Government Incentives Driving Growth
The approved investments fall under various government incentive schemes, including the Production Linked Incentive (PLI) programme for electronics components. These schemes offer financial incentives to manufacturers based on production output, encouraging both Indian and global companies to set up facilities within the country. The government believes that targeted incentives, combined with policy stability, will attract long-term investments and accelerate capacity building.

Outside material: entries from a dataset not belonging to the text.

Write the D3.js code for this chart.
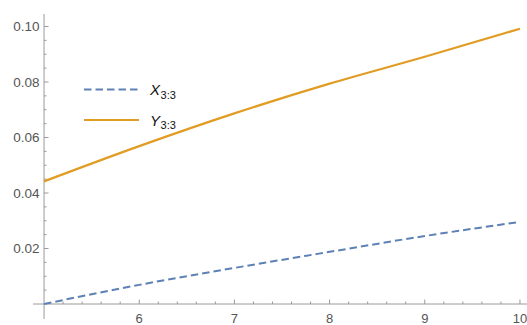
<!DOCTYPE html>
<html>
<head>
<meta charset="utf-8">
<script src="https://cdn.jsdelivr.net/npm/d3@7"></script>
<style>
  html, body { margin: 0; padding: 0; background: #fff; }
  svg { display: block; }
  text { font-family: "Liberation Sans", Arial, sans-serif; }
</style>
</head>
<body>
<svg id="chart" width="527" height="325"></svg>
<script>
// Series values sampled at n = 5 … 10
const xValues = [5, 6, 7, 8, 9, 10];
const xSeries = [0.0, 0.0069, 0.0130, 0.0188, 0.0245, 0.0296];
const ySeries = [0.0442, 0.0569, 0.0687, 0.0794, 0.0891, 0.0992];

const xTickValues = [6, 7, 8, 9, 10];
const yTickValues = [0.02, 0.04, 0.06, 0.08, 0.10];
const yTickLabels = ["0.02", "0.04", "0.06", "0.08", "0.10"];

const seriesNames = ["X", "Y"];
const seriesSub = ["3:3", "3:3"];
const seriesColors = ["#5E81B5", "#E19C24"];

const W = 527, H = 325;
const svg = d3.select("#chart");

const x = d3.scaleLinear().domain([4.884, 10.116]).range([33, 531]);
const y = d3.scaleLinear().domain([-0.0054, 0.1045]).range([319, 14]);

const axisColor = "#9a9a9a";
const labelColor = "#555";

// Axis lines: x-axis at y = 0, y-axis at x = 5
svg.append("line")
  .attr("x1", x.range()[0]).attr("x2", x.range()[1])
  .attr("y1", y(0)).attr("y2", y(0))
  .attr("stroke", axisColor).attr("stroke-width", 1);
svg.append("line")
  .attr("x1", x(5)).attr("x2", x(5))
  .attr("y1", y.range()[0]).attr("y2", y.range()[1])
  .attr("stroke", axisColor).attr("stroke-width", 1);

// X ticks (pointing up), minor every 0.2
const xMinor = d3.range(5.2, 10.01, 0.2).filter(v => Math.abs(v - Math.round(v)) > 1e-6);
svg.append("g").selectAll("line").data(xMinor).join("line")
  .attr("x1", d => x(d)).attr("x2", d => x(d))
  .attr("y1", y(0)).attr("y2", y(0) - 2.5)
  .attr("stroke", axisColor);
svg.append("g").selectAll("line").data(xTickValues).join("line")
  .attr("x1", d => x(d)).attr("x2", d => x(d))
  .attr("y1", y(0)).attr("y2", y(0) - 4.5)
  .attr("stroke", axisColor);
svg.append("g").selectAll("text").data(xTickValues).join("text")
  .attr("x", d => x(d)).attr("y", 322.5)
  .attr("text-anchor", "middle")
  .attr("font-size", 13).attr("fill", labelColor)
  .text(d => d);

// Y ticks (pointing right), minor every 0.005
const yMinor = d3.range(0.005, 0.1041, 0.005).filter(v => Math.abs(v / 0.02 - Math.round(v / 0.02)) > 1e-6);
svg.append("g").selectAll("line").data(yMinor).join("line")
  .attr("x1", x(5)).attr("x2", x(5) + 2.5)
  .attr("y1", d => y(d)).attr("y2", d => y(d))
  .attr("stroke", axisColor);
svg.append("g").selectAll("line").data(yTickValues).join("line")
  .attr("x1", x(5)).attr("x2", x(5) + 4.5)
  .attr("y1", d => y(d)).attr("y2", d => y(d))
  .attr("stroke", axisColor);
svg.append("g").selectAll("text").data(yTickValues).join("text")
  .attr("x", 39.5).attr("y", d => y(d))
  .attr("dy", "0.35em")
  .attr("text-anchor", "end")
  .attr("font-size", 13.5).attr("fill", labelColor)
  .text((d, i) => yTickLabels[i]);

// Curves
const line = d3.line()
  .x((d, i) => x(xValues[i]))
  .y(d => y(d))
  .curve(d3.curveMonotoneX);

svg.append("path").datum(ySeries)
  .attr("d", line).attr("fill", "none")
  .attr("stroke", seriesColors[1]).attr("stroke-width", 2.2);
svg.append("path").datum(xSeries)
  .attr("d", line).attr("fill", "none")
  .attr("stroke", seriesColors[0]).attr("stroke-width", 2)
  .attr("stroke-dasharray", "7.5,4");

// Legend
const legendRows = [
  { y: 89.5, color: seriesColors[0], dash: "7.5,4", name: seriesNames[0], sub: seriesSub[0] },
  { y: 120, color: seriesColors[1], dash: null, name: seriesNames[1], sub: seriesSub[1] }
];
const lg = svg.append("g");
legendRows.forEach(r => {
  lg.append("line")
    .attr("x1", 84).attr("x2", 139)
    .attr("y1", r.y).attr("y2", r.y)
    .attr("stroke", r.color).attr("stroke-width", 2.2)
    .attr("stroke-dasharray", r.dash);
  const t = lg.append("text")
    .attr("x", 150).attr("y", r.y + 5.5)
    .attr("font-size", 15).attr("fill", "#111");
  t.append("tspan").attr("font-style", "italic").text(r.name);
  t.append("tspan").attr("font-size", 11).attr("dy", 3.5).attr("dx", 0.5).text(r.sub);
});
</script>
</body>
</html>
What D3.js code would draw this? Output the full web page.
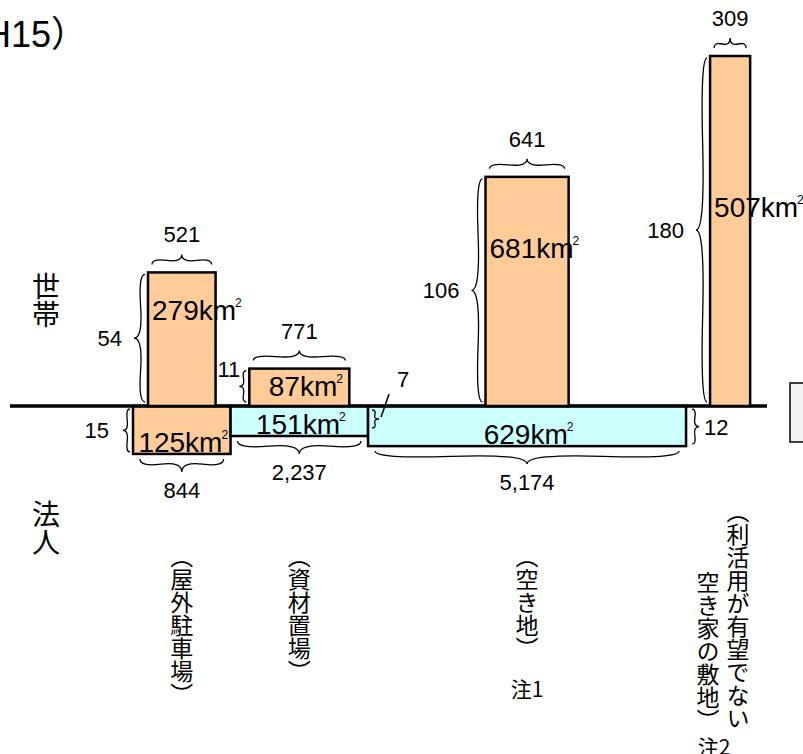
<!DOCTYPE html>
<html>
<head>
<meta charset="utf-8">
<script src="https://cdn.jsdelivr.net/npm/d3@7"></script>
<style>
  body { margin: 0; background: #fff; }
  svg { display: block; }
  .num { font-family: "Liberation Sans", Arial, sans-serif; font-size: 22px; fill: #000; }
  .area { font-family: "Liberation Sans", Arial, sans-serif; font-size: 28px; fill: #000; }
  .jp { font-family: "Noto Sans CJK JP", sans-serif; fill: #000; }
  .brace { fill: none; stroke: #000; stroke-width: 1.3; }
</style>
</head>
<body>
<div class="chart"></div>
<script>
// data
var categories = ["屋外駐車場", "資材置場", "空き地", "利活用が有望でない空き家の敷地"];
var houseCount = [521, 771, 641, 309];       // 世帯 (width)
var housePerUnit = [54, 11, 106, 180];       // 世帯 (height)
var houseArea = [279, 87, 681, 507];         // km2
var corpCount = [844, 2237, 5174, null];     // 法人 (width)
var corpPerUnit = [15, 7, 12, null];         // 法人 (height)
var corpArea = [125, 151, 629, null];        // km2
var notes = ["", "", "注1", "注2"];
var title = "H15）";

var svgWidth = 803;
var svgHeight = 754;
var baseY = 406;
var startX = 133;
var minBarH = 30;   // keep room for the area label

var svg = d3.select(".chart")
  .append("svg")
  .attr("width", svgWidth)
  .attr("height", svgHeight);

var orange = "#FFCC99";
var cyan = "#CCFFFF";

// schematic scales
var yScale = d3.scalePow().exponent(0.8).domain([0, 180]).range([0, 350]);
var houseW = d3.scaleLinear().domain([0, 771]).range([0, 100]);
var corpW = d3.scaleLinear().domain([0, 5174]).range([0, 318]);
var corpFill = d3.scaleOrdinal().domain(categories).range([orange, cyan, cyan, cyan]);

function barH(v) { return Math.max(yScale(v), minBarH); }

// column layout
var cursor = startX;
var cols = categories.map(function(c, i) {
  var hw = houseW(houseCount[i]);
  var hasCorp = corpCount[i] != null;
  var pad = hasCorp ? 15 : 24;
  var cw = hasCorp ? Math.max(corpW(corpCount[i]), hw + 2 * pad) : hw + 2 * pad;
  var col = {
    i: i, name: c, x: cursor, w: cw,
    hx: cursor + (cw - hw) / 2, hw: hw,
    hTop: baseY - barH(housePerUnit[i]),
    hasCorp: hasCorp,
    cBottom: hasCorp ? baseY + barH(corpPerUnit[i]) : baseY
  };
  cursor += cw;
  return col;
});

function curlyBrace(x1, y1, x2, y2, w, q) {
  var dx = x1 - x2, dy = y1 - y2;
  var len = Math.sqrt(dx * dx + dy * dy);
  dx = dx / len; dy = dy / len;
  var qx1 = x1 + q * w * dy, qy1 = y1 - q * w * dx;
  var qx2 = (x1 - .25 * len * dx) + (1 - q) * w * dy, qy2 = (y1 - .25 * len * dy) - (1 - q) * w * dx;
  var tx1 = (x1 - .5 * len * dx) + w * dy, ty1 = (y1 - .5 * len * dy) - w * dx;
  var qx3 = x2 + q * w * dy, qy3 = y2 - q * w * dx;
  var qx4 = (x1 - .75 * len * dx) + (1 - q) * w * dy, qy4 = (y1 - .75 * len * dy) - (1 - q) * w * dx;
  return "M" + x1 + "," + y1 + " Q" + qx1 + "," + qy1 + " " + qx2 + "," + qy2 + " T" + tx1 + "," + ty1 +
    " M" + x2 + "," + y2 + " Q" + qx3 + "," + qy3 + " " + qx4 + "," + qy4 + " T" + tx1 + "," + ty1;
}

var chart = svg.append("g");

// corporate bars (below)
var corpCols = cols.filter(function(d) { return d.hasCorp; });
chart.selectAll(".corp-bar")
  .data(corpCols)
  .enter()
  .append("rect")
  .attr("class", "corp-bar")
  .attr("x", function(d) { return d.x; })
  .attr("y", baseY)
  .attr("width", function(d) { return d.w; })
  .attr("height", function(d) { return d.cBottom - baseY; })
  .attr("fill", function(d) { return corpFill(d.name); })
  .attr("stroke", "#000")
  .attr("stroke-width", 2.5);

// baseline
chart.append("line")
  .attr("x1", 10).attr("x2", 767)
  .attr("y1", baseY).attr("y2", baseY)
  .attr("stroke", "#000")
  .attr("stroke-width", 3.5);

// household bars (above)
chart.selectAll(".house-bar")
  .data(cols)
  .enter()
  .append("rect")
  .attr("class", "house-bar")
  .attr("x", function(d) { return d.hx; })
  .attr("y", function(d) { return d.hTop; })
  .attr("width", function(d) { return d.hw; })
  .attr("height", function(d) { return baseY - d.hTop; })
  .attr("fill", orange)
  .attr("stroke", "#000")
  .attr("stroke-width", 2.5);

// top braces + household counts
cols.forEach(function(d) {
  var by = d.hTop - 8;
  chart.append("path").attr("class", "brace")
    .attr("d", curlyBrace(d.hx + d.hw - 4, by, d.hx + 4, by, 10, 0.6));
  chart.append("text").attr("class", "num")
    .attr("x", d.hx + d.hw / 2)
    .attr("y", d.hTop - 30)
    .attr("text-anchor", "middle")
    .text(d3.format(",")(houseCount[d.i]));
});

// left braces + household per-unit values
cols.forEach(function(d) {
  var bx = d.hx - 3;
  var y1 = d.hTop + 2, y2 = baseY - 4;
  var short = baseY - d.hTop < 60;
  var w = short ? 7 : 11;
  chart.append("path").attr("class", "brace")
    .attr("d", curlyBrace(bx, y1, bx, y2, w, 0.6));
  var t = chart.append("text").attr("class", "num")
    .attr("text-anchor", "end")
    .text(housePerUnit[d.i]);
  if (short) {
    t.attr("x", bx - w + 1).attr("y", d.hTop + 8);
  } else {
    t.attr("x", bx - w - 12).attr("y", (y1 + y2) / 2 + 8);
  }
});

// bottom braces + corporate counts
corpCols.forEach(function(d) {
  var by = d.cBottom + 5;
  chart.append("path").attr("class", "brace")
    .attr("d", curlyBrace(d.x + 7, by, d.x + d.w - 7, by, 13, 0.6));
  chart.append("text").attr("class", "num")
    .attr("x", d.x + d.w / 2)
    .attr("y", by + 13 + 26)
    .attr("text-anchor", "middle")
    .text(d3.format(",")(corpCount[d.i]));
});

// side braces + corporate per-unit values
var corpBraceSide = ["left", "leader", "right"];
corpCols.forEach(function(d, k) {
  var side = corpBraceSide[k];
  var y1 = baseY + 3, y2 = d.cBottom - 2;
  var mid = (y1 + y2) / 2;
  if (side === "left") {
    var bx = d.x - 3;
    chart.append("path").attr("class", "brace")
      .attr("d", curlyBrace(bx, y1, bx, y2, 7, 0.6));
    chart.append("text").attr("class", "num")
      .attr("x", bx - 7 - 14).attr("y", mid + 8)
      .attr("text-anchor", "end")
      .text(corpPerUnit[d.i]);
  } else if (side === "right") {
    var rx = d.x + d.w + 6;
    chart.append("path").attr("class", "brace")
      .attr("d", curlyBrace(rx, y2, rx, y1, 7, 0.6));
    chart.append("text").attr("class", "num")
      .attr("x", rx + 7 + 5).attr("y", mid + 8)
      .text(corpPerUnit[d.i]);
  } else {
    // no room: brace drawn just past the right edge with a leader line
    var lx = d.x + d.w + 4;
    var ly1 = baseY + 4, ly2 = baseY + 22;
    var lm = (ly1 + ly2) / 2;
    chart.append("path").attr("class", "brace")
      .attr("d", curlyBrace(lx, ly2, lx, ly1, 7, 0.6));
    chart.append("line")
      .attr("x1", lx + 9).attr("y1", lm - 2)
      .attr("x2", lx + 17).attr("y2", lm - 25)
      .attr("stroke", "#000").attr("stroke-width", 1.5);
    chart.append("text").attr("class", "num")
      .attr("x", lx + 25).attr("y", lm - 32)
      .attr("text-anchor", "start")
      .text(corpPerUnit[d.i]);
  }
});

// area labels
function areaLabel(x, y, value) {
  var t = chart.append("text").attr("class", "area")
    .attr("x", x).attr("y", y)
    .attr("text-anchor", "start");
  t.append("tspan").text(value + "km");
  t.append("tspan").attr("font-size", 12).attr("dy", -13).attr("dx", -1).text("2");
  return t;
}

var houseLabelFrac = [0.28, 0.46, 0.31, 0.43];
cols.forEach(function(d) {
  var h = baseY - d.hTop;
  var t = areaLabel(0, d.hTop + h * houseLabelFrac[d.i] + 10, houseArea[d.i]);
  var tw = t.node().getComputedTextLength();
  var x = Math.max(d.hx + d.hw / 2 + 7 - tw / 2, d.hx + 4);
  t.attr("x", x);
});

corpCols.forEach(function(d) {
  var t = areaLabel(0, d.cBottom - 2, corpArea[d.i]);
  var tw = t.node().getComputedTextLength();
  t.attr("x", d.x + d.w / 2 + 2 - tw / 2);
});

// category labels (vertical)
var vlabels = chart.append("g").attr("class", "jp").style("font-size", "23px");
cols.forEach(function(d) {
  var cx = d.hasCorp ? d.x + d.w / 2 : d.hx + d.hw / 2;
  if (d.hasCorp) {
    vlabels.append("text")
      .attr("x", cx).attr("y", 545)
      .style("writing-mode", "vertical-rl")
      .text("（" + d.name + "）");
  } else {
    var split = d.name.indexOf("い") + 1;
    vlabels.append("text")
      .attr("x", cx + 8).attr("y", 730)
      .attr("text-anchor", "end")
      .style("writing-mode", "vertical-rl")
      .text("（" + d.name.slice(0, split));
    vlabels.append("text")
      .attr("x", cx - 22).attr("y", 732)
      .attr("text-anchor", "end")
      .style("writing-mode", "vertical-rl")
      .text(d.name.slice(split) + "）");
  }
  if (notes[d.i]) {
    vlabels.append("text")
      .attr("x", d.hasCorp ? cx : cx - 16)
      .attr("y", d.hasCorp ? 697 : 755)
      .attr("text-anchor", "middle")
      .style("font-size", "21px")
      .text(notes[d.i]);
  }
});

// side titles
chart.append("text").attr("class", "jp")
  .attr("x", 46).attr("y", 272)
  .style("font-size", "28px")
  .style("writing-mode", "vertical-rl")
  .text("世帯");
chart.append("text").attr("class", "jp")
  .attr("x", 46).attr("y", 500)
  .style("font-size", "28px")
  .style("writing-mode", "vertical-rl")
  .text("法人");

// title (cut off on the left)
chart.append("text")
  .attr("x", -15).attr("y", 47)
  .style("font-family", "'Liberation Sans', 'Noto Sans CJK JP', sans-serif")
  .style("font-size", "36px")
  .text(title);

// legend box cut off on the right
chart.append("rect")
  .attr("x", 790).attr("y", 383)
  .attr("width", 40).attr("height", 59)
  .attr("fill", "#f2f2f2")
  .attr("stroke", "#000")
  .attr("stroke-width", 1.5);
</script>
</body>
</html>
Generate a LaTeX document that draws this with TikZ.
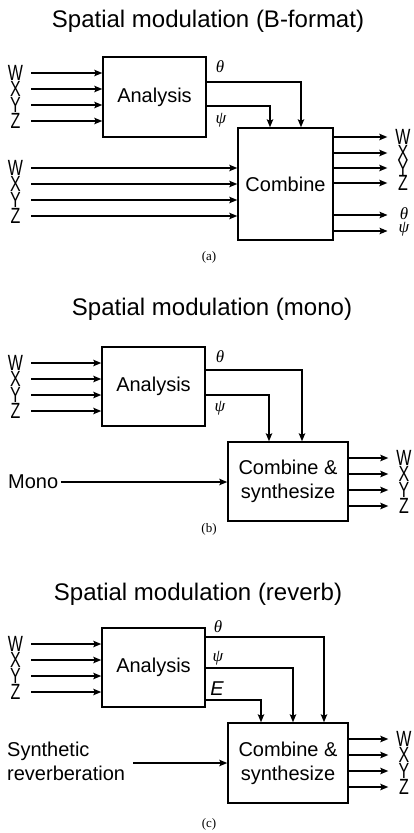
\documentclass[tikz,border=0pt]{standalone}
\usepackage{fontspec}
\setmainfont{Liberation Serif}
\setsansfont{Liberation Sans}
\usepackage{graphicx}
\usetikzlibrary{arrows.meta}
\tikzset{
 arr/.style={line width=1.4pt,-{Stealth[length=8pt,width=6.5pt,inset=1.5pt]}},
 blk/.style={draw,line width=1.5pt,inner sep=0pt,font=\sffamily\fontsize{20}{24}\selectfont,align=center},
 ch/.style={inner sep=0pt,minimum width=31pt,font=\sffamily\fontsize{20}{24}\selectfont},
 mch/.style={inner sep=0pt,minimum width=31pt,font=\rmfamily\itshape\fontsize{17}{19}\selectfont},
 ttl/.style={font=\sffamily\fontsize{24}{28}\selectfont,anchor=base},
 capt/.style={font=\rmfamily\fontsize{13}{15}\selectfont},
 ang/.style={inner sep=0pt,font=\rmfamily\itshape\fontsize{17}{19}\selectfont},
 txt/.style={font=\sffamily\fontsize{20}{24}\selectfont},
}
\newcommand{\sq}[1]{\scalebox{0.8}[1.1]{#1}}
\begin{document}
\begin{tikzpicture}[x=1pt,y=-1pt]
\useasboundingbox (0,0) rectangle (414,833);
% ---------- (a)
\node[ttl] (ta) at (208,27) {Spatial modulation (B-format)};
\node[blk,minimum width=103pt,minimum height=80pt] (Aa) at (154.5,97) {Analysis};
\node[blk,minimum width=95pt,minimum height=112pt] (Ca) at (285.5,184) {Combine};
\foreach \y/\l/\n in {73/W/1,89/X/2,105/Y/3,121/Z/4}{
  \node[ch] (ia\n) at (15.5,\y) {\sq{\l}};
  \draw[arr] (ia\n) -- (ia\n -| Aa.west);}
\foreach \y/\l/\n in {168/W/1,184/X/2,200/Y/3,216/Z/4}{
  \node[ch] (ja\n) at (15.5,\y) {\sq{\l}};
  \draw[arr] (ja\n) -- (ja\n -| Ca.west);}
\foreach \y/\l/\n in {137/W/1,153/X/2,168/Y/3,183/Z/4}{
  \node[ch] (oa\n) at (403,\y) {\sq{\l}};
  \draw[arr] (oa\n -| Ca.east) -- (oa\n);}
\node[mch] (oat) at (404,214) {θ};
\coordinate (tout) at (387.5,215);
\draw[arr] (tout -| Ca.east) -- (tout);
\node[mch] (oap) at (404,229) {ψ};
\coordinate (pout) at (387.5,231);
\draw[arr] (pout -| Ca.east) -- (pout);
\coordinate (fta) at (301,82);
\coordinate (fpa) at (270,106);
\draw[arr] (Aa.east |- fta) -| (Ca.north -| fta);
\draw[arr] (Aa.east |- fpa) -| (Ca.north -| fpa);
\node[ang] (lta) at (220,67) {θ};
\node[ang] (lpa) at (221,120) {ψ};
\node[capt] (capa) at (209,257) {(a)};
% ---------- (b)
\node[ttl] (tb) at (212,315) {Spatial modulation (mono)};
\node[blk,minimum width=103pt,minimum height=79pt] (Ab) at (153.5,386.5) {Analysis};
\node[blk,minimum width=120pt,minimum height=79pt] (Cb) at (288,481.5) {Combine \&\\synthesize};
\foreach \y/\l/\n in {363/W/1,379/X/2,395/Y/3,411/Z/4}{
  \node[ch] (ib\n) at (15.5,\y) {\sq{\l}};
  \draw[arr] (ib\n) -- (ib\n -| Ab.west);}
\foreach \y/\l/\n in {458/W/1,474/X/2,490/Y/3,506/Z/4}{
  \node[ch] (ob\n) at (404,\y) {\sq{\l}};
  \draw[arr] (ob\n -| Cb.east) -- (ob\n);}
\coordinate (ftb) at (302,370);
\coordinate (fpb) at (269,395);
\draw[arr] (Ab.east |- ftb) -| (Cb.north -| ftb);
\draw[arr] (Ab.east |- fpb) -| (Cb.north -| fpb);
\node[ang] (ltb) at (220,357) {θ};
\node[ang] (lpb) at (220,408) {ψ};
\node[txt,inner sep=0pt,inner xsep=2.5pt,anchor=west] (mono) at (5.5,482) {Mono};
\draw[arr] (mono) -- (mono -| Cb.west);
\node[capt] (capb) at (209,529) {(b)};
% ---------- (c)
\node[ttl] (tc) at (198,600) {Spatial modulation (reverb)};
\node[blk,minimum width=103pt,minimum height=79pt] (Ac) at (153.5,667.5) {Analysis};
\node[blk,minimum width=120pt,minimum height=80pt] (Cc) at (288,763) {Combine \&\\synthesize};
\foreach \y/\l/\n in {644/W/1,660/X/2,676/Y/3,692/Z/4}{
  \node[ch] (ic\n) at (15.5,\y) {\sq{\l}};
  \draw[arr] (ic\n) -- (ic\n -| Ac.west);}
\foreach \y/\l/\n in {739/W/1,755/X/2,771/Y/3,787/Z/4}{
  \node[ch] (oc\n) at (404,\y) {\sq{\l}};
  \draw[arr] (oc\n -| Cc.east) -- (oc\n);}
\coordinate (ftc) at (324,637);
\coordinate (fpc) at (293,668);
\coordinate (fec) at (261,700);
\draw[arr] (Ac.east |- ftc) -| (Cc.north -| ftc);
\draw[arr] (Ac.east |- fpc) -| (Cc.north -| fpc);
\draw[arr] (Ac.east |- fec) -| (Cc.north -| fec);
\node[ang] (ltc) at (218,627) {θ};
\node[ang] (lpc) at (218,658) {ψ};
\node[inner sep=0pt,font=\sffamily\itshape\fontsize{20}{22}\selectfont] (lec) at (217,689) {E};
\node[txt,inner sep=0pt,anchor=west,align=left] (sr) at (7,761) {Synthetic\\reverberation};
\coordinate (srs) at (133,763);
\draw[arr] (srs) -- (srs -| Cc.west);
\node[capt] (capc) at (209,824) {(c)};
\end{tikzpicture}
\end{document}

Boost to Jobs and Industrial Ecosystems
The electronics component push is expected to create tens of thousands of direct and indirect jobs across manufacturing hubs. States such as Tamil Nadu, Karnataka, Gujarat, Uttar Pradesh, and Telangana are likely to benefit from new factories and supplier networks. Beyond employment, the investments will help develop local vendor ecosystems, logistics infrastructure, and technical skill development, creating a multiplier effect on regional economies.
Strengthening India’s Global Position
With global companies looking to diversify manufacturing away from China, India is positioning itself as a reliable alternative. The $4.6 billion investment approval sends a strong signal to international markets that India is serious about becoming a global electronics manufacturing hub. As local capabilities expand, Indian manufacturers could also integrate into global value chains, exporting components to international markets.
Supporting Digital India and GDP Growth
Electronics manufacturing plays a critical role in supporting flagship initiatives like Digital India, Make in India, and Atmanirbhar Bharat. A strong electronics supply chain not only supports consumer demand but also boosts sectors such as telecom, electric vehicles, renewable energy, and defence. Experts believe that scaling electronics manufacturing could significantly contribute to India’s GDP growth over the next decade.
The Road Ahead
While the approvals mark a major milestone, execution will be key. Timely land allocation, infrastructure readiness, skilled manpower, and smooth regulatory clearances will determine the success of these investments. If implemented effectively, India’s $4.6 billion electronics push could reshape its manufacturing landscape and firmly establish the country as a serious challenger to China in global electronics supply chains.